= 1913 Newmarket by-election =

UK parliamentary by-election

The 1913 Newmarket by-election was a parliamentary by-election held on 16 May 1913 to fill a vacancy in the United Kingdom House of Commons for the Eastern or Newmarket Division of Cambridgeshire.

==Vacancy==
The vacancy occurred with the sudden death of the sitting Liberal Member of Parliament, Sir Charles Rose on 20 April 1913. Rose had been MP for Newmarket since 1903, except for a short period in 1910 when the Conservative G H Verrall held the seat. At the previous election, in December 1910, he had been returned with a majority of 399 votes.

Rose

General election 1910 (December)
| Party |  | Candidate | Votes | % | ±% |
|---|---|---|---|---|---|
|  | Liberal | Charles Rose | 4,786 | 52.2 | +2.8 |
|  | Conservative | George Henry Verrall | 4,387 | 47.8 | −2.8 |
| Majority |  |  | 399 | 4.4 | N/A |
| Turnout |  |  | 9,173 | 88.5 | −2.0 |
|  | Liberal gain from Conservative |  | Swing | +2.8 |  |

==Candidates and campaign==
Within two days of Rose's death, the Conservatives had selected their candidate for the contest, J. C. Denison-Pender. Denison-Pender was a member of the ruling Conservative-backed Municipal Reform Party on the LCC. He had connections with the Newmarket area through his 1906 marriage to Irene, only child of Ernest de la Rue of Lower Hare Park.
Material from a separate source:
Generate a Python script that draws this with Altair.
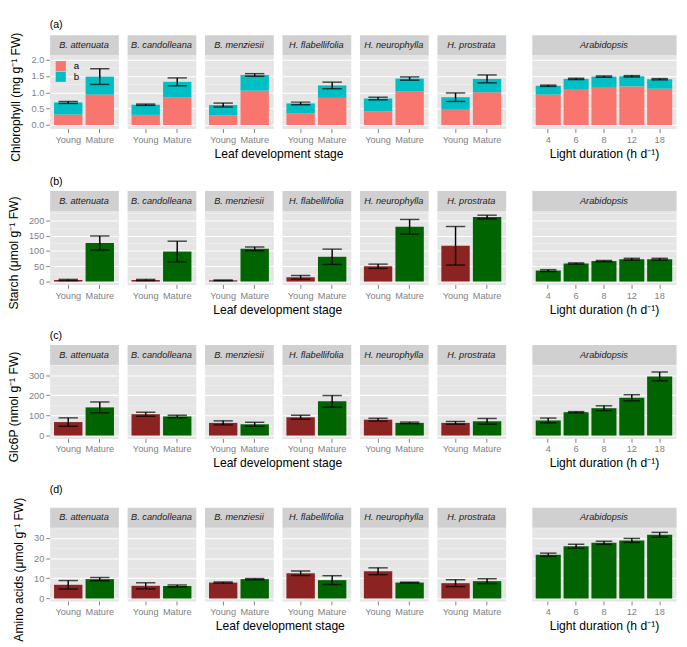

There was speculation that Ernest Tanner, a member of the Saffron Walden borough council and Essex County Council would run for the Liberals, but he declined. On 1 May the High Sheriff of Cambridgeshire received the writ for the by-election, and Denison-Pender began to campaign. He opposed many of the main policies of the Liberal Government, including Irish Home Rule, the Welsh Church Bill and the effects of the National Insurance Act 1911.

The Liberals eventually chose George Nicholls, who had been MP for North Northamptonshire from 1906–1910, as their candidate. Nicholls was a former agricultural labourer from the neighbouring Wisbech area. He set out a programme to improve the lot of those working on the land, by removing the burden of taxation for education and roads from them. In the meantime the county's publicans organised as a Licensed Trade Defence Association to support the Conservative candidate.

==Polling==
The election took place on Friday 16 May. The day was described as "glorious summer weather", and polling was very slow until the evening as work carried on in the fields. It was thought that many labourers had not been able to reach the polling stations, and that this would affect the Liberal vote. Party colours were worn by the supporters of the two candidates. From this The Times was able to report that the blue of the Liberals was dominant in the Cambridge suburb of Cherry Hinton and in the southern and western parts of the constituency. Unionist pink and white was prevalent in the City of Ely and the north of the division. There was a perceived shift in sympathies from the Liberals to the Conservatives in Fordham and Soham.

==Results==
The results of the election were announced on Saturday 17 May at Cambridge Shire Hall. Denison-Pender won the seat for the Unionists by a larger than expected margin of 851 votes.

Nicholls

Newmarket by-election, 1913
| Party |  | Candidate | Votes | % | ±% |
|---|---|---|---|---|---|
|  | Unionist | John Denison-Pender | 5,251 | 54.4 | +6.6 |
|  | Liberal | George Nicholls | 4,400 | 45.6 | −6.6 |
| Majority |  |  | 851 | 8.8 | N/A |
| Turnout |  |  | 9,651 | 89.9 | +1.4 |
|  | Unionist gain from Liberal |  | Swing | +6.6 |  |

Denison-Pender attributed his success to the unpopularity of National Insurance. Nicholls agreed with this assessment, but also believed that his Non-Conformist religious views had lost him the powerful Anglican vote in the City of Ely, and that working men in the Newmarket area dependent on horse-racing for a living had opposed him.

Denison-Pender was to be the last member of parliament for the division, as it was abolished at the next redistribution of seats in 1918.